La plupart des CMP, qui embarquent des cases pré-cochées, vont devoir évoluer
La Cnil aligne sa recommandation sur l'article 7 du RGPD en imposant aux organisations exploitant des traceurs d'être capable de démontrer, à tout moment, qu'elles ont valablement recueilli le consentement des utilisateurs. Une demande qui laisse perplexe Etienne Drouard. "Sous prétexte d'être capable de démontrer ce consentement, les organisations vont sans doute devoir conserver longtemps des données à caractère privée. Ça me semble contradictoire avec la visée première de la Cnil." L'avocat est tout aussi étonné par la volonté de la Cnil d'imposer aux organisations qu'elles indiquent à l'internaute la liste des destinataires de sa donnée personnelle. "C'est dans la pratique très difficilement applicable dès lors que cette dernière ne cesse d'évoluer… Le RGPD leur laisse le choix, dans ces cas là, de ne décliner que les catégories de destinataires."
Non au cookie wall
Mauvaise nouvelle pour les éditeurs qui, soucieux de protéger leur business model, voudraient mettre en place un cookie wall. La Cnil relève que cette pratique qui consiste à "bloquer l'accès à un site web ou à une application mobile pour qui ne consent pas à être suivi n'est pas conforme au RGPD". La raison ? Les utilisateurs ne peuvent pas refuser d'être tracés sans subir des conséquences négatives (en l'occurrence l'impossibilité d'accéder au site consulté). Une position qui agace un patron d'adtech qui préfère rester anonyme.
"Interdire le cookie wall, c'est occulter le fait que, sans publicité ciblée, ça va être compliqué pour les sites gratuits de trouver un business model pérenne."
"On durcit les modalités de récolte du consentement mais on ne laisse même plus aux groupes de presse le choix de leur business model, s'insurge-t-il. En clair, on dit à l'internaute que le fait qu'il refuse le traitement de ses données n'aura aucune conséquence sur sa manière de consommer un service. C'est problématique et c'est surtout occulter le fait que, sans publicité ciblée, ça va être compliqué pour les sites gratuits de trouver un business model pérenne." Pour Etienne Drouard, "les sites Internet ne sont pas des fournisseurs de service public, une telle décision risque de fragiliser leur modèle." La Cnil adopte ici une position qui fait quasiment consensus au sein des Cnil européennes. Seule son homologue autrichienne a pour l'instant autorisé le cookie wall.

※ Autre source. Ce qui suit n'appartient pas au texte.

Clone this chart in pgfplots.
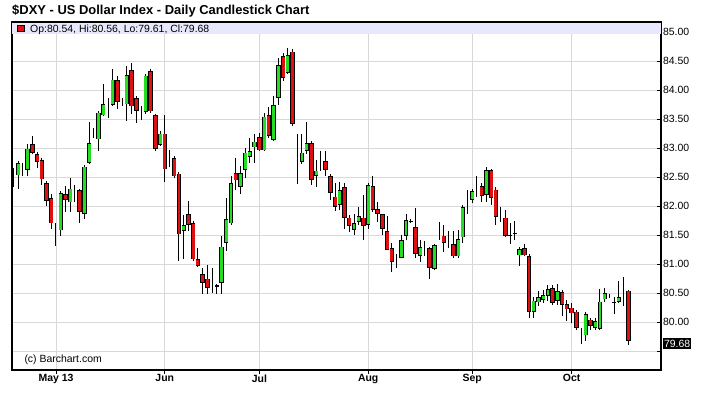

CGU : Facebook et Google en danger ?
"L'acceptation globale de conditions générales d'utilisation ne peut être une modalité valable de recueil du consentement, dans la mesure où celui-ci ne pourra être donné de manière distincte pour chaque finalité", estime la Cnil. Ces quelques lignes risquent de donner quelques sueurs froides aux géants du Web qui, comme Google et Facebook, en ont fait leur spécialité. "La Cnil répète ici les raisons qui l'ont conduite à sanctionner Google, analyse Etienne Drouard. Le package contractuel que font la plupart des grands acteurs de l'univers logué, qui mélangent adhésion à des prestations et à l'utilisation de leurs données, n'est absolument pas conforme au RGPD." Les amendes risquent donc de pleuvoir.

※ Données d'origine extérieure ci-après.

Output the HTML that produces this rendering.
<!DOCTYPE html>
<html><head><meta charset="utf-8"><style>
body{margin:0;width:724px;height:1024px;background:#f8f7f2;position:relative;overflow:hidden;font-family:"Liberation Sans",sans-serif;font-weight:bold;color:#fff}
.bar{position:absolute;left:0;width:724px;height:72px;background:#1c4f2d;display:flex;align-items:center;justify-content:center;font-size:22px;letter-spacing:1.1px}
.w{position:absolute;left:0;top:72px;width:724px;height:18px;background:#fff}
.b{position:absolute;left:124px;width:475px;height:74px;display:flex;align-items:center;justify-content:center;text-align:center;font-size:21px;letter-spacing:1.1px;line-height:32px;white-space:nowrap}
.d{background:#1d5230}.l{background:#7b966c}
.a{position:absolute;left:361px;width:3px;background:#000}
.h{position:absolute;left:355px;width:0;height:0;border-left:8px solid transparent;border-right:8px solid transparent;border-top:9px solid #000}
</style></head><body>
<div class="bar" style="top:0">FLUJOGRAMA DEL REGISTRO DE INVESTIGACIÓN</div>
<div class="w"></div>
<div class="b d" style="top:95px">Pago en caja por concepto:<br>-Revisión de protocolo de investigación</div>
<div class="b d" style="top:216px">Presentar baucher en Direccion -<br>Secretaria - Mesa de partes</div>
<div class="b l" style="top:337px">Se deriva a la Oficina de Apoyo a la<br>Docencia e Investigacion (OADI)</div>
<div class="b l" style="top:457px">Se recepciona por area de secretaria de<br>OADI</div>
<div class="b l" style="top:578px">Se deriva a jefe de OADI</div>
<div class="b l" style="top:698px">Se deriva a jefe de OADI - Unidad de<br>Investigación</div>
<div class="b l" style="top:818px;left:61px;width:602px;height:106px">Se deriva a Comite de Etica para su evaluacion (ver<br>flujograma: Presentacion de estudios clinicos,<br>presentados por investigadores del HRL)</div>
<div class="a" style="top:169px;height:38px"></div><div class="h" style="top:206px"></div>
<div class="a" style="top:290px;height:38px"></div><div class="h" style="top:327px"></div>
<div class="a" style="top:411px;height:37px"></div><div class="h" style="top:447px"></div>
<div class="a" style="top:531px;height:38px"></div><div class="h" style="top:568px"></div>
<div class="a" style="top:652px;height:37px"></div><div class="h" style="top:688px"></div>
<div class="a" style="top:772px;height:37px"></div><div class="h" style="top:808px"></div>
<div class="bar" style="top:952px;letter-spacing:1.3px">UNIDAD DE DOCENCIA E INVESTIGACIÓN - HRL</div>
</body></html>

IDFA et Android ID : la Cnil tape-t-elle à côté ?
Les lignes directrices formulées par la Cnil s'appliquent aux cookies mais pas seulement… Sont également concernés d'autres moyens de tracking dont "les local shared objects appelés parfois les cookies Flash, le local storage mis en œuvre au sein du HTML 5, les identifications par calcul d'empreinte du terminal, les identifiants générés par les systèmes d'exploitation (qu'ils soient publicitaires ou non : IDFA, IDFV, Android ID, etc…)" La présence de ces derniers, des identifiants publicitaires massivement utilisés par l'industrie du mobile, interpelle Etienne Drouard. "La lecture de l'IDFA [dans le cadre d'une enchère publicitaire, par exemple, ndlr] ne peut pas faire l'objet d'un consentement dès lors qu'elle est inhérente à l'établissement d'une communication mobile", estime l'avocat. "Seuls les questions du stockage et de l'utilisation commerciale de ces identifiants pourraient être soumis au consentement. Mais la Cnil n'en fait pas mention", regrette Etienne Drouard.

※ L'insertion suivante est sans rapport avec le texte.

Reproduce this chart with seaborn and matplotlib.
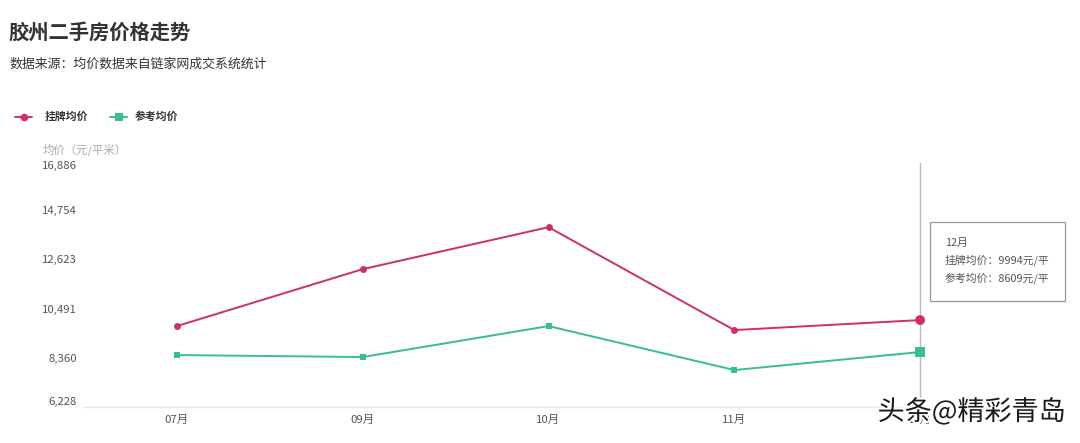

Un consentement ne se récolte pas via le navigateur
La Cnil considère enfin que le paramétrage du navigateur ne peut pas permettre à l'utilisateur d'exprimer la manifestation d'un consentement valide. "Tout d'abord, si les navigateurs web proposent de nombreux réglages permettant aux utilisateurs d'exprimer des choix en matière de cookies, force est de constater que ceux-ci sont exprimés dans des conditions ne permettant pas d'assurer un niveau suffisant d'information préalable des personnes", explique la Commission. Autrement dit, comme la plupart de ces navigateurs paramètrent par défaut l'utilisation des cookies, l'internaute ne peut pas y exprimer valablement un consentement. Cela pourrait, selon Etienne Drouard, poser problème à l'avenir. "On voit que Safari, Firefox et Chrome durcissent considérablement les conditions d'utilisation des cookies tiers dans le navigateur. L'action d'un utilisateur, qui se rendrait dans ses paramètres pour donner son accord, ne valant pas consentement, les éditeurs risquent d'être pris en otage."